The Time for Dispute Resolution Alternatives (DRA) has come

There was a time, not long ago, when those who found themselves in a dispute had two basic choices:  They could either file a lawsuit/initiate some formal complaint process or they could just walk away from the conflict and try to move on. This essentially amounted to what professionals refer to as the typical default responses of most people – “fight or flight”.

Businesses began to promote the use of arbitration as an alternative to litigation in business disputes, but that was still a fight or flight option. For many people, the choice was either to let it go and move on or get embroiled in a lawsuit for many years and at a crippling cost.  Just this week, I mediated a relatively basic case – a dispute about a parking space – that had been going on for five years! Fast forward to today.

Over the last month, four annual workshops, forums or symposiums were held by Massachusetts organizations that promote the use of dispute resolution alternatives (DRA) and help educate the public, lawyers, professional experts and neutral facilitators, coaches, mediators and ombudsmen about the value of these approaches. These programs were in addition to several other shorter training and education programs that these organizations offer throughout the year. These groups include the New England Association for Conflict Resolution (NE-ACR), the Massachusetts Collaborative Law Council (MCLC), the Massachusetts Bar Association’s Dispute Resolution Section (MBA DR Section) and the Massachusetts Council on Family Mediation (MCFM).

These events extended beyond the two best-known dispute resolution processes of mediation and arbitration, and included collaborative law, ombuds services, restorative justice, conciliation, structured negotiation and early neutral evaluation.  Speakers provided useful information on how these processes work and when they can be used. They also stressed the vital need to first assess or triage each dispute before choosing a course of action and to have the flexibility and openness to design hybrid processes that are more responsive and tailored to the type of conflicts and the specific situation that each kind of dispute presents.  We sometimes refer to these as dispute resolution alternatives (DRA).

I don’t have all their statistics on membership of these groups, but here are two indications of growth of the field of dispute resolution alternatives.  (1) The newest of these groups – the MBA DR Section – is in its second year and already has over 500 members.
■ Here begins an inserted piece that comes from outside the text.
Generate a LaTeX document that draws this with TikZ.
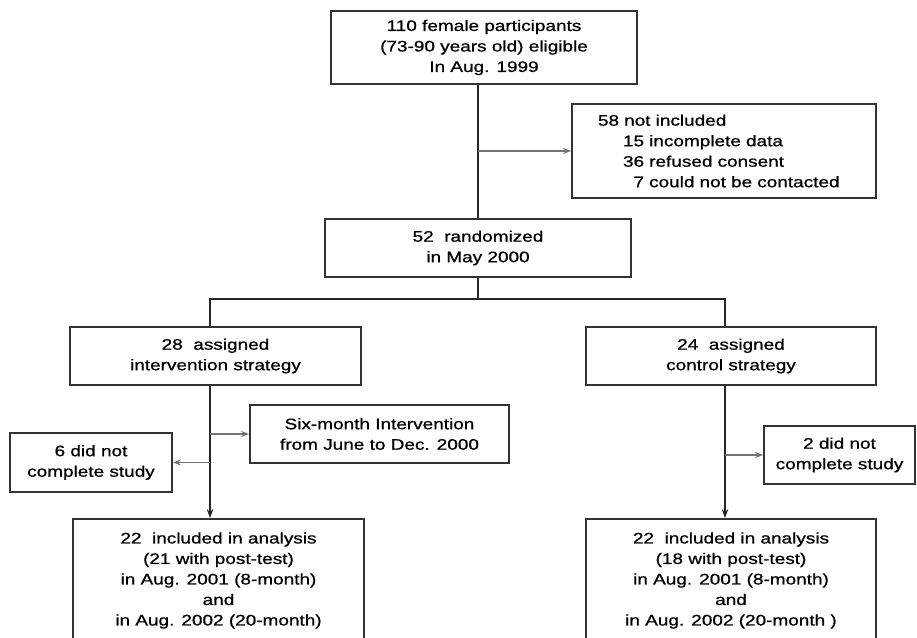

The MCLC began in 1999 and has since trained nearly 1000 lawyers, experts and facilitators in the process of Collaborative Law. The growth of these statewide organizations, as well as other national and international groups and the expansion or trainings, workshops and law school courses on these subjects reflect the rising trend in the use of these approaches to resolving disputes.

In the early 1980s, mediation began to be used and discussed more as another option, one that was not only an alternative to lawsuits and litigation but also an alternative to fight or flight. Mediation, and the other non-adversarial approaches referred to above that developed after it, are different in four significant ways:

  1. They are processes in which the parties have more control over both the process and the decision making as to the outcome;
  2. They are non-adversarial in nature and call for more of a collaboration of professionals and clients;
  3. They are flexible, creative and agile processes that are not limited by rigid court or arbitration procedures and can be tailored to the situation, resulting in solution options that are more responsive to the interests and needs of the parties;
  4. They are more time and cost-effective than either litigation or arbitration and avoid much of the collateral damage – draining of resources, emotions and energies.

Today, people in disputes have a third option that is not fight or flight. Stephen Covey refers to this option as the “3rd Alternative” in his book, The Third Alternative. Covey devotes a chapter to using this third way in the law to resolve conflicts. Buddhists might refer to this option as the “Middle Way”.  More and more people, as well as lawyers and conflict resolution advocates and mediators, are seeking and finding dispute resolution options that are better suited for their type of dispute and their circumstances than either suing or walking away.

There is a growing need for DRA today and more clients are seeking them. There is a growing number of lawyers and DRA professionals trained in these processes, expanding the field and ready to help people resolve disputes more efficiently and avoiding a potentially damaging adversarial process. It’s time to connect the need for DRA with those lawyers and professionals who approach resolving disputes this way.